Today was reasonably mild and the sky a joyous blue, so I decided to make my first seaside outing of 2019.
Formby is a coastal town between Liverpool and Southport in the north-west of England. Its abundance of very rich and celebrity residents (including premiership football players) and luxury properties has resulted in the dubious nicknames Califormbia and Formby Hills. The chances of me recognising (or even having heard of!) a reality TV ‘star’, a current ‘soap’ actor, or a football player are roughly equal to the chances of one of them recognising me. I was really hoping to see some of Formby’s other famous locals, the indigenous red squirrels whose abode is the large area of National Trust pine woodland which stretches out along the Formby coast. Unfortunately, it wasn’t to be on this occasion.
Temperatures had dropped overnight and the ground frost sparkled in the sunshine. Sections of felled fir trees had been left on the path.

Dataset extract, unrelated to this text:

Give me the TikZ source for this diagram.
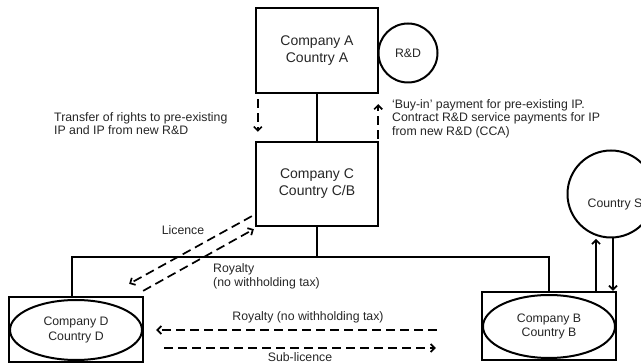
\documentclass[tikz,border=0pt]{standalone}
\usepackage{fontspec}
\setmainfont{Liberation Sans}
\usetikzlibrary{arrows.meta,calc,shapes.geometric}
\begin{document}
\begin{tikzpicture}[x=1pt,y=-1pt,
  box/.style={draw,line width=2.3pt,rectangle,inner sep=0pt},
  oval/.style={draw,line width=2pt,ellipse,inner sep=0pt},
  ring/.style={draw,line width=2pt,circle,inner sep=0pt},
  bigtxt/.style={font=\fontsize{14}{17}\selectfont,align=center,text=black!85},
  smalltxt/.style={font=\fontsize{12.3}{14.5}\selectfont,align=center,text=black!85},
  lbl/.style={font=\fontsize{12.3}{13.4}\selectfont,align=left,inner sep=0pt,text=black!85},
  link/.style={line width=1.7pt},
  flow/.style={line width=1.7pt,dash pattern=on 9pt off 5pt,-{Straight Barb[length=4pt,width=8pt]}},
  pay/.style={line width=1.7pt,-{Straight Barb[length=4pt,width=8pt]}}
]
\clip (0,0) rectangle (641,363);
\fill[white] (0,0) rectangle (641,363);

% entities
\node[box,minimum width=122pt,minimum height=85pt,bigtxt] (A) at (317,50.5) {Company A\\Country A};
\node[ring,minimum size=59pt,smalltxt] (RD) at (408,53) {R\&D};
\node[box,minimum width=122pt,minimum height=84pt,bigtxt] (C) at (317,184) {Company C\\Country C/B};
\node[ring,minimum size=87pt] (S) at (611,194) {};
\node[smalltxt] (St) at (615,204) {Country S};
\node[box,minimum width=134pt,minimum height=65pt] (D) at (76,329.5) {};
\node[oval,minimum width=132pt,minimum height=60pt,smalltxt] (Dov) at (76,330) {Company D\\Country D};
\node[box,minimum width=134pt,minimum height=68pt] (B) at (549,326) {};
\node[oval,minimum width=132pt,minimum height=63pt,smalltxt] (Bov) at (549,326.5) {Company B\\Country B};

% ownership lines
\coordinate (busL) at (72,257);
\coordinate (busR) at (549,257);
\draw[link] (A.south) -- (C.north);
\draw[link] (C.south) -- (C.south |- busL);
\draw[link] (busL |- D.north) -- (busL) -- (busR) -- (B.north);

% flows between A and C
\draw[flow] ($(A.south west)+(3,5)$) -- ($(C.north west)+(3,-9)$);
\draw[flow] ($(C.north east)+(-1,-2)$) -- ($(A.south east)+(-1,10)$);

% flows between C and D
\draw[flow] ($(C.south west)+(-3,-11)$) -- ($(D.north east)+(-15,-12)$);
\draw[flow] ($(D.north east)+(-1,-5)$) -- ($(C.south west)+(-1,2)$);

% flows between B and D
\draw[flow] ($(B.west)+(-44,4)$) -- ($(D.east)+(12,0.5)$);
\draw[flow] ($(D.east)+(20,18.5)$) -- ($(B.west)+(-45,22)$);

% flows between B and S
\draw[pay] ($(B.north)+(47,0)$) -- ++(0,-52);
\draw[pay] ($(S.south)+(2,0)$) -- ($(B.north)+(64,0)$);

% labels
\node[lbl,anchor=west] (t1) at (54,123.5) {Transfer of rights to pre-existing\\IP and IP from new R\&D};
\node[lbl,anchor=west,font=\fontsize{12.3}{13.5}\selectfont] (t2) at (392,118.5) {`Buy-in' payment for pre-existing IP.\\Contract R\&D service payments for IP\\from new R\&D (CCA)};
\node[lbl] (lic) at (183,230) {Licence};
\node[lbl,anchor=west] (roy1) at (213,276.5) {Royalty\\(no withholding tax)};
\node[lbl] (roy2) at (308,317) {Royalty (no withholding tax)};
\node[lbl] (sub) at (300,357) {Sub-licence};
\end{tikzpicture}
\end{document}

There are two approaches to Formby beach: the first which is shorter and probably more popular involves a very energetic scramble over a range of steep sand dunes; the second – which I opted for – took me on a longer, beautiful meander through the dunes along a sandy path. The azure sky and the landscape reminded me of long ago Aegean holidays.
Several benches along the walk have been dedicated to the memory of people who loved to spend time here. What a lovely way to be brought to mind each time a loved one or stranger sits for a while to admire the vista.
On top of the dunes, sand mountaineers looked out to sea.
Squawking magpies kept their own lookout from the trees tops.
And apparently it’s never too cold for an ice cream.
The National Trust has laid a long board walk to make the beach accessible for prams, wheelchairs and folks like me who don’t climb dunes.
The entire path from the Lifeboat Road car park down to the beach is navigable for wheels and bad knees. Here, I made some new friends in their stunning hand-knitted jackets.
The board walk ended and the wide beach came into view. The tide was out and the firm sand was perfect for walking. whether on two legs or four.
One of my new colourfully-clad friends insisted we had a long game of throw and fetch the stick. Fortunately, he did all the running!
With my playmate called away to rejoin his family pack, the steps of the lifeboat station served as a convenient bench for me to sit for a while and enjoy my first beach visit of the year… hopefully, the first of many.